The comment period started Oct 15 and now goes to Wed Oct 27 (it was initially earlier.)

The draft RFP document is 79 pages in length and lays out in detail the requirements, procedures and scoring rules in a thoroughgoing fashion in suitably legal language.

Proposals are due by some time next month, with presentations in December and selection of the hub operators in January with a view to operation starting March 1, 2011. Anyway that's the schedule in the draft RFP.

The draft emphasizes that business rules will be at the heart of the Hub operation but that an "overriding goal" is not to impose inessential business rules. A danger is perceived of the hub becoming a cumbersome behemoth if a lowest common denominator approach leads to every variation in business rules being adopted for the HUb. In addition the hub arrangement must leave participating tollers free in applying their own set of business rules.

The Hub will not change regular electronic tolling or license plate tolling  for those vehicles matching an account held by the toller internally. It will come into play at the point where tollers presently have to go out searching other databases for owner details - see chart nearby.

Operations are described in the RFP:

"Pilot Hub operation will include daily exchanges of transactions, valid license plate lists, reconciliation files, and correction files. The PHOs (Pilot Hub Operators) will set up the pilot License Plate Interoperable Hub to be hosted off-site with full backup.  It is expected to include all hardware, software, connections, and data conversion without charge to ATI or test participants, to allow the ATI participating agencies to send data and receive license plate files and transactions.

"The PHOs shall be responsible for performing and reporting on regular operational tasks:

1. Download daily, files or file updates, of license plate data from participating CSCs in order to maintain a current customer database.
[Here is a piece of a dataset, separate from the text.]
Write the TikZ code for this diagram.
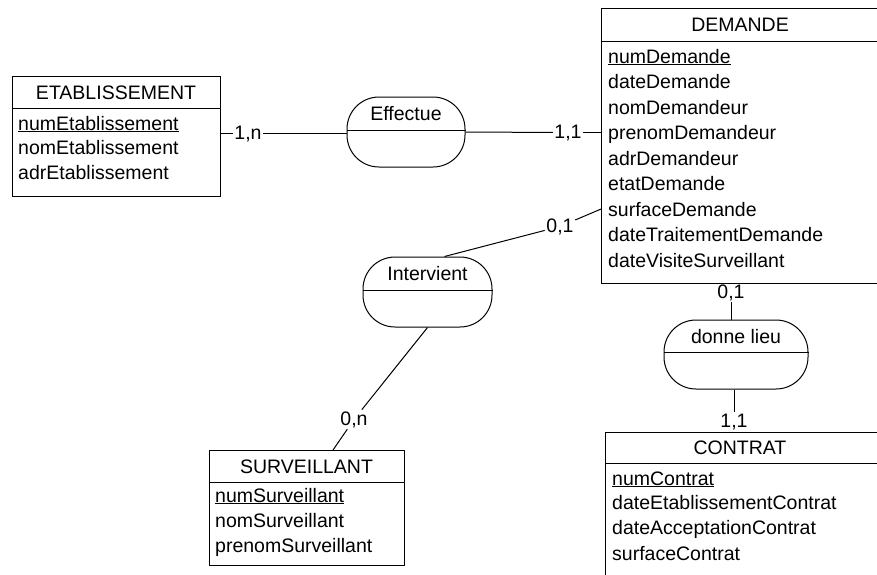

Proposer shall also allow for web service near real time approach where applicable.

2. Receive daily license-plate-image based transactions,

3. Match and route license plate image transactions to the proper Home Agency CSCs.  

4. Provide daily reports of the results of license plate lookups submitted, either as: (a)     Successful matching against pilot LPI Hub, or (b) Unsuccessful matching against pilot LPI Hub and reason for unsuccessful match, i.e. no match, incomplete file, etc." end quotes

The system has to be scalable for future expansion so it can serve as many as 500 toll operators.

It has to operate 24/7.

Data is the property of ATI. All work must be done within the US to allow adequate security.

Privacy of customers has to be protected by meeting bank payment (PCI) standards of confidentiality about transactions.

see http://www.tollinterop.org/

Inquiries: "J.R. Fenske" <jr.fenske@tollinterop.org>

BACKGROUND: All-electronic or cashless tolling depends mainly on transponders (also known as electronic 'tags' or 'passes') that can be read by an overhead RF (radio frequency) 'reader' for motorists enrolled in a local or grouped plan such as E-ZPass, TxTag, SunPass (Florida) or FasTrak (California).

But those vehicles without transponders or with transponders that cannot be read by local radio frequency readers have their license plates photographed.

The challenge is to get accurate names and addresses of the vehicle owners from the license plate images, and to bill, and collect on them - the task to be assigned to the hub operator or operators.